Autor: Alejandro Hope
La comandante María Sonia Arellano Mendoza era una policía ejemplar del municipio de Irapuato. Hace cuatro meses, recibió de manos del alcalde un reconocimiento al mérito policial por su valor en el combate a la delincuencia. “Era entrona, no le tenía miedo a nada, siempre fue inteligente y actuaba mejor que cualquier policía hombre”, la describió un colega.
Pero su carrera de 15 años en la corporación se vio truncada la semana pasada cuando un grupo de pistoleros, presuntamente vinculados con el Cártel de Jalisco Nueva Generación, la secuestró junto con su esposo y su hijo. El niño y el padre vivieron para contarla, pero ella no. Su cuerpo descuartizado fue hallado en un camino de terracería a las afueras del municipio.
El homicidio de la comandante Arellano no es excepcional. En los últimos días, han sido asesinados 12 policías municipales, incluyendo a tres mujeres, en Guanajuato. Con esto suman ya 60 policías asesinados en ese estado en lo que va del año. Eso equivale a una de cada 110 personas que laboran en las corporaciones municipales guanajuatenses.
El caso de Guanajuato es extremo, pero ciertamente no es único. De acuerdo a un conteo realizado por la organización Causa en Común, se han registrado 409 asesinatos de policías en 2019, distribuidos en 27 entidades federativas. Con esto, está cerca de alcanzarse el total de 2018 (421).
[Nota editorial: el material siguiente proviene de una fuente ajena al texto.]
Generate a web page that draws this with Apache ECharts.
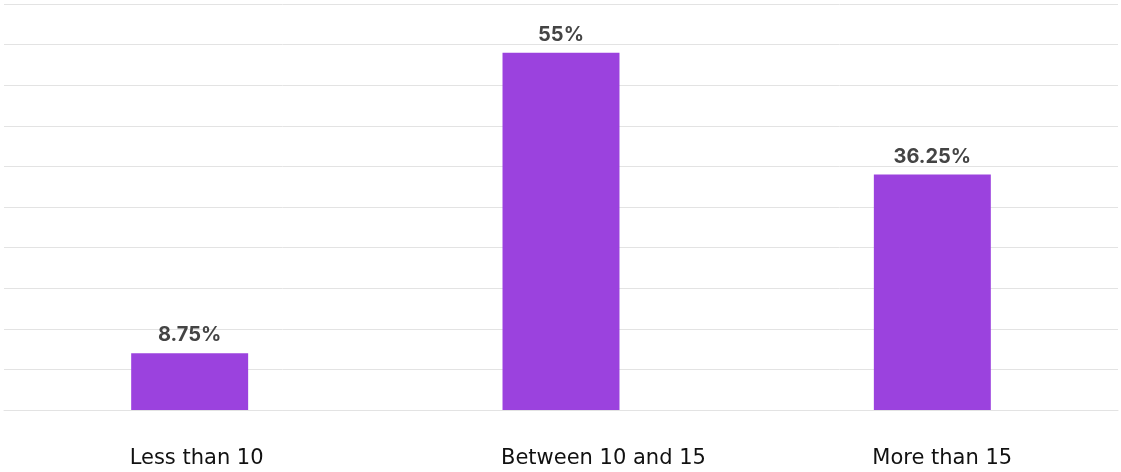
<!DOCTYPE html>
<html><head><meta charset="utf-8">
<script src="https://cdn.jsdelivr.net/npm/echarts@6/dist/echarts.min.js"></script>
<style>html,body{margin:0;padding:0;background:#fff}#c{width:1121px;height:472px}</style>
</head><body><div id="c"></div>
<script>
const categories = ['Less than 10', 'Between 10 and 15', 'More than 15'];
const values = [8.75, 55, 36.25];
const chart = echarts.init(document.getElementById('c'));
chart.setOption({
  animation: false,
  grid: {left: 4, right: 3, top: 4, bottom: 62, containLabel: false},
  xAxis: {
    type: 'category', data: categories,
    axisLine: {show: true, lineStyle: {color: '#e3e3e3', width: 1}},
    axisTick: {show: false},
    axisLabel: {
      margin: 38, align: 'center',
      formatter: v => '{a|' + v + '}',
      rich: {a: {width: 120, align: 'left', color: '#111', fontSize: 21, fontFamily: 'DejaVu Sans'}}
    }
  },
  yAxis: {
    type: 'value', min: 0, max: 62.5, interval: 6.25,
    axisLabel: {show: false}, axisLine: {show: false}, axisTick: {show: false},
    splitLine: {lineStyle: {color: '#e3e3e3', width: 1}}
  },
  series: [{
    type: 'bar', data: values, barWidth: '31.5%',
    itemStyle: {color: '#9b42de'},
    label: {show: true, position: 'top', distance: 8, color: '#444', fontSize: 20, fontWeight: 'bold', fontFamily: 'Inter',
      formatter: p => p.value + '%'}
  }]
});
</script></body></html>
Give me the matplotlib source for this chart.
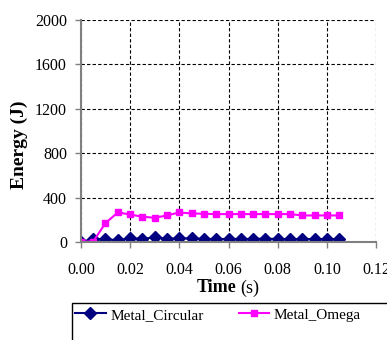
import matplotlib
matplotlib.use("Agg")
import matplotlib.pyplot as plt
from matplotlib.patches import Rectangle

time = [0.000, 0.005, 0.010, 0.015, 0.020, 0.025, 0.030, 0.035, 0.040, 0.045, 0.050,
        0.055, 0.060, 0.065, 0.070, 0.075, 0.080, 0.085, 0.090, 0.095, 0.100, 0.105]
circular = [0, 30, 24, 18, 33, 30, 42, 30, 33, 33, 28,
            28, 28, 28, 28, 32, 27, 27, 27, 27, 27, 27]
omega = [5, 5, 171, 267, 249, 228, 219, 240, 267, 258, 255,
         252, 252, 252, 252, 252, 252, 252, 240, 240, 240, 240]

plt.rcParams['font.family'] = 'Liberation Serif'

fig = plt.figure(figsize=(3.87, 3.40), dpi=100)
ax = fig.add_axes([0.209, 0.288, 0.763, 0.653])

ax.plot(time, circular, color="#000080", marker="D", markersize=6, linewidth=1.5,
        label="Metal_Circular")
ax.plot(time, omega, color="#FF00FF", marker="s", markersize=4.5, linewidth=1.5,
        label="Metal_Omega")

ax.set_xlim(0, 0.12)
ax.set_ylim(0, 2000)
ax.set_xticks([0, 0.02, 0.04, 0.06, 0.08, 0.10, 0.12])
ax.set_xticklabels(["0.00", "0.02", "0.04", "0.06", "0.08", "0.10", "0.12"])
ax.set_yticks(range(0, 2001, 400))
ax.grid(True, color="black", linestyle=(0, (3, 2)), linewidth=0.8)
ax.set_axisbelow(True)

for s in ["top", "right"]:
    ax.spines[s].set_visible(False)
for s in ["left", "bottom"]:
    ax.spines[s].set_color("#808080")
    ax.spines[s].set_linewidth(1.5)
ax.tick_params(colors="#808080", labelcolor="black", length=4, width=1, labelsize=11.5)
ax.tick_params(axis="x", pad=10)
ax.tick_params(axis="y", pad=6)

ax.set_ylabel("Energy (J)", fontsize=14, fontweight="bold")
ax.yaxis.set_label_coords(-0.18, 0.437)
fig.text(0.612, 0.153, "Time", fontsize=13, fontweight="bold", ha="right", va="center")
fig.text(0.622, 0.153, "(s)", fontsize=13, ha="left", va="center")

leg_box = Rectangle((0.185, -0.1), 0.9, 0.21, transform=fig.transFigure,
                    facecolor="white", edgecolor="black", linewidth=1, clip_on=False)
fig.patches.append(leg_box)
fig.legend(loc="upper left", bbox_to_anchor=(0.194, 0.094), ncol=2, frameon=False,
           prop={"size": 11}, handlelength=2.0, columnspacing=2.3,
           handletextpad=0.3, borderaxespad=0, borderpad=0)

fig.savefig("out.png", dpi=100)
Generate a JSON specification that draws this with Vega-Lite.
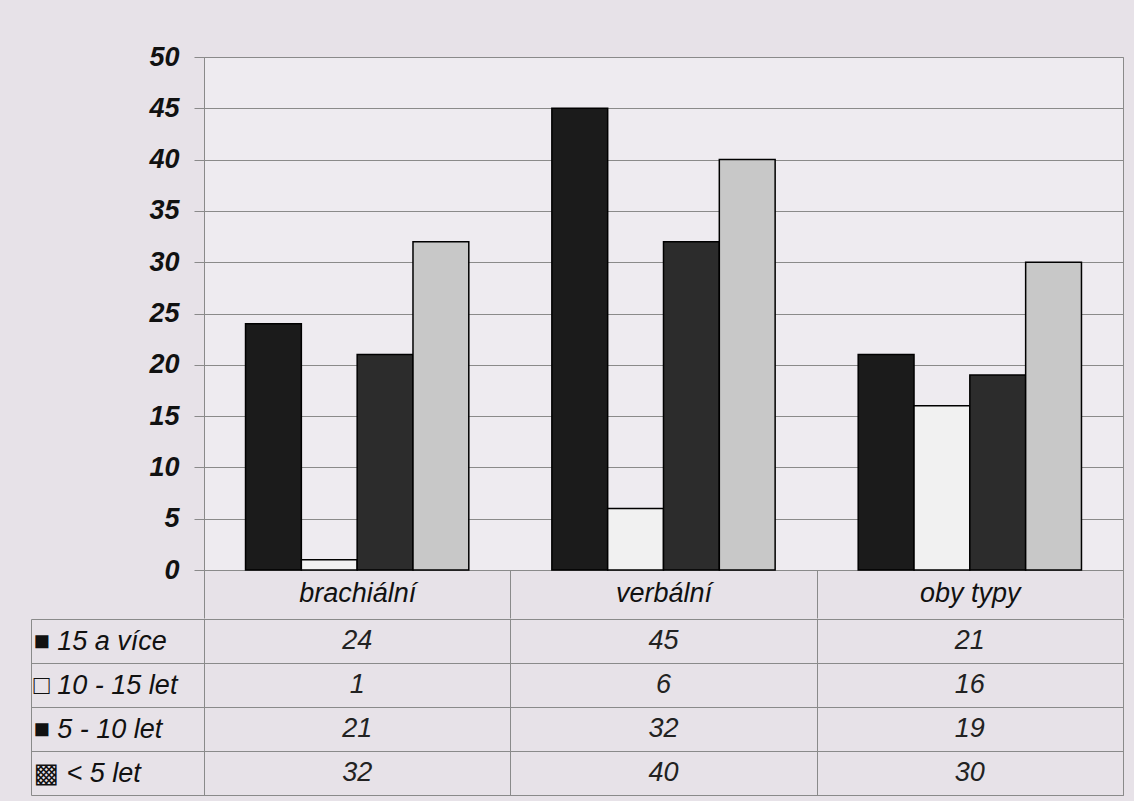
{
  "$schema": "https://vega.github.io/schema/vega-lite/v6.json",
  "background": "#e7e2e8",
  "padding": {"left": 30, "top": 42, "right": 10, "bottom": 5},
  "spacing": -3,
  "datasets": {
    "counts": [
      {"typ": "brachiální", "vek": "15 a více", "pocet": 24},
      {"typ": "brachiální", "vek": "10 - 15 let", "pocet": 1},
      {"typ": "brachiální", "vek": "5 - 10 let", "pocet": 21},
      {"typ": "brachiální", "vek": "< 5 let", "pocet": 32},
      {"typ": "verbální", "vek": "15 a více", "pocet": 45},
      {"typ": "verbální", "vek": "10 - 15 let", "pocet": 6},
      {"typ": "verbální", "vek": "5 - 10 let", "pocet": 32},
      {"typ": "verbální", "vek": "< 5 let", "pocet": 40},
      {"typ": "oby typy", "vek": "15 a více", "pocet": 21},
      {"typ": "oby typy", "vek": "10 - 15 let", "pocet": 16},
      {"typ": "oby typy", "vek": "5 - 10 let", "pocet": 19},
      {"typ": "oby typy", "vek": "< 5 let", "pocet": 30}
    ]
  },
  "config": {
    "font": "Liberation Sans",
    "axis": {"labelFont": "Liberation Sans, DejaVu Sans", "title": null}
  },
  "vconcat": [
    {
      "width": 919,
      "height": 513,
      "data": {"name": "counts"},
      "view": {"stroke": "#8a8a8a", "strokeWidth": 1, "fill": "#eeebf0"},
      "mark": {"type": "bar", "stroke": "#000000", "strokeWidth": 1.5},
      "encoding": {
        "x": {
          "field": "typ",
          "type": "nominal",
          "sort": ["brachiální", "verbální", "oby typy"],
          "scale": {"paddingInner": 0, "paddingOuter": 0},
          "axis": {
            "labelAngle": 0,
            "tickBand": "extent",
            "tickSize": 48,
            "tickColor": "#8a8a8a",
            "domainColor": "#8a8a8a",
            "labelPadding": -25,
            "labelBaseline": "middle",
            "labelFontSize": 27,
            "labelFontStyle": "italic",
            "labelColor": "#111111"
          }
        },
        "xOffset": {
          "field": "vek",
          "type": "nominal",
          "sort": ["15 a více", "10 - 15 let", "5 - 10 let", "< 5 let"],
          "scale": {"paddingInner": 0, "paddingOuter": 0.744}
        },
        "y": {
          "field": "pocet",
          "type": "quantitative",
          "scale": {"domain": [0, 50], "nice": false},
          "axis": {
            "values": [0, 5, 10, 15, 20, 25, 30, 35, 40, 45, 50],
            "grid": true,
            "gridColor": "#8a8a8a",
            "domainColor": "#8a8a8a",
            "tickColor": "#8a8a8a",
            "tickSize": 10,
            "labelPadding": 15,
            "labelFontSize": 27,
            "labelFontWeight": "bold",
            "labelFontStyle": "italic",
            "labelColor": "#111111",
            "minExtent": 173,
            "maxExtent": 173
          }
        },
        "fill": {
          "field": "vek",
          "type": "nominal",
          "scale": {
            "domain": ["15 a více", "10 - 15 let", "5 - 10 let", "< 5 let"],
            "range": ["#1b1b1b", "#f1f1f1", "#2c2c2c", "#c8c8c8"]
          },
          "legend": null
        }
      }
    },
    {
      "width": 919,
      "height": 176,
      "data": {"name": "counts"},
      "view": {"stroke": "#8a8a8a", "strokeWidth": 1},
      "mark": {"type": "text", "fontSize": 27, "fontStyle": "italic", "fill": "#222222"},
      "encoding": {
        "x": {
          "field": "typ",
          "type": "nominal",
          "sort": ["brachiální", "verbální", "oby typy"],
          "scale": {"paddingInner": 0, "paddingOuter": 0},
          "axis": {
            "labels": false,
            "ticks": false,
            "domain": false,
            "grid": true,
            "tickBand": "extent",
            "gridColor": "#8a8a8a"
          }
        },
        "y": {
          "field": "vek",
          "type": "nominal",
          "sort": ["15 a více", "10 - 15 let", "5 - 10 let", "< 5 let"],
          "scale": {"paddingInner": 0, "paddingOuter": 0},
          "axis": {
            "offset": 173,
            "domainColor": "#8a8a8a",
            "tickBand": "extent",
            "tickSize": -1092,
            "tickColor": "#8a8a8a",
            "labelAlign": "left",
            "labelBaseline": "middle",
            "labelPadding": 1090,
            "labelLimit": 400,
            "labelFontSize": {"condition": {"test": "!isValid(datum.value)", "value": 0}, "value": 27},
            "labelFontStyle": "italic",
            "labelColor": "#111111",
            "labelExpr": "isValid(datum.value) ? (datum.value == '10 - 15 let' ? '□ ' : datum.value == '< 5 let' ? '▩ ' : '■ ') + datum.value : ''"
          }
        },
        "text": {"field": "pocet", "type": "quantitative"}
      }
    }
  ]
}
Lo he dicho antes en esta columna, pero vale la pena repetirlo: no es normal que mueran tantos policías. En Estados Unidos, fueron asesinados 52 oficiales de policía en 2018. En Brasil, el número comparable fue 307, a pesar de que en ese país hay balaceras continuas entre la policía y bandas criminales.
Es también importante reiterar que las agresiones a los policías nos afectan a todos, por cuatro razones que ya he expuesto en columnas previas:
1. Las agresiones contra policías facilitan la corrupción. Si la amenaza de plomo es altamente creíble, la oferta de plata se vuelve más atractiva para los elementos policiales. En ese sentido, los ataques externos socavan la integridad de las instituciones.
2. Ante la posibilidad de ataques, las tácticas y el equipamiento de las policías se militariza. Eso limita la posibilidad de prácticas de policía comunitaria y aleja a las corporaciones de la población, lo cual acaba reduciendo la eficacia de las instituciones de seguridad pública.
3. Si los policías se sienten bajo asedio, aumenta la probabilidad de que cometan violaciones graves de derechos humanos o usen la fuerza de manera desproporcionada e irracional.
4. Las muertes de policías exacerban el temor de la sociedad. Si una comandante de policía puede ser secuestrada, asesinada y descuartizada impunemente, a plena luz del día, nadie puede sentirse a salvo.
Dado esto, el asesinato de policías debería de ser considerado un hecho gravísimo que ameritaría una respuesta excepcional tanto del Estado como de la sociedad. Pero no es el caso.
Sobra decir que la inmensa mayoría de los asesinatos de policías se queda impune. Pero también vale la pena notar que la muerte de un policía genera muy poca indignación social. Un hecho tan brutal como el asesinato de la comandante Arellano se fue a páginas interiores de los diarios. El asunto no tuvo mayor impacto en redes sociales. Se trató como una noticia más.
Si no nos importa la vida de los policías, ¿cómo podemos pedirles que protejan la nuestra?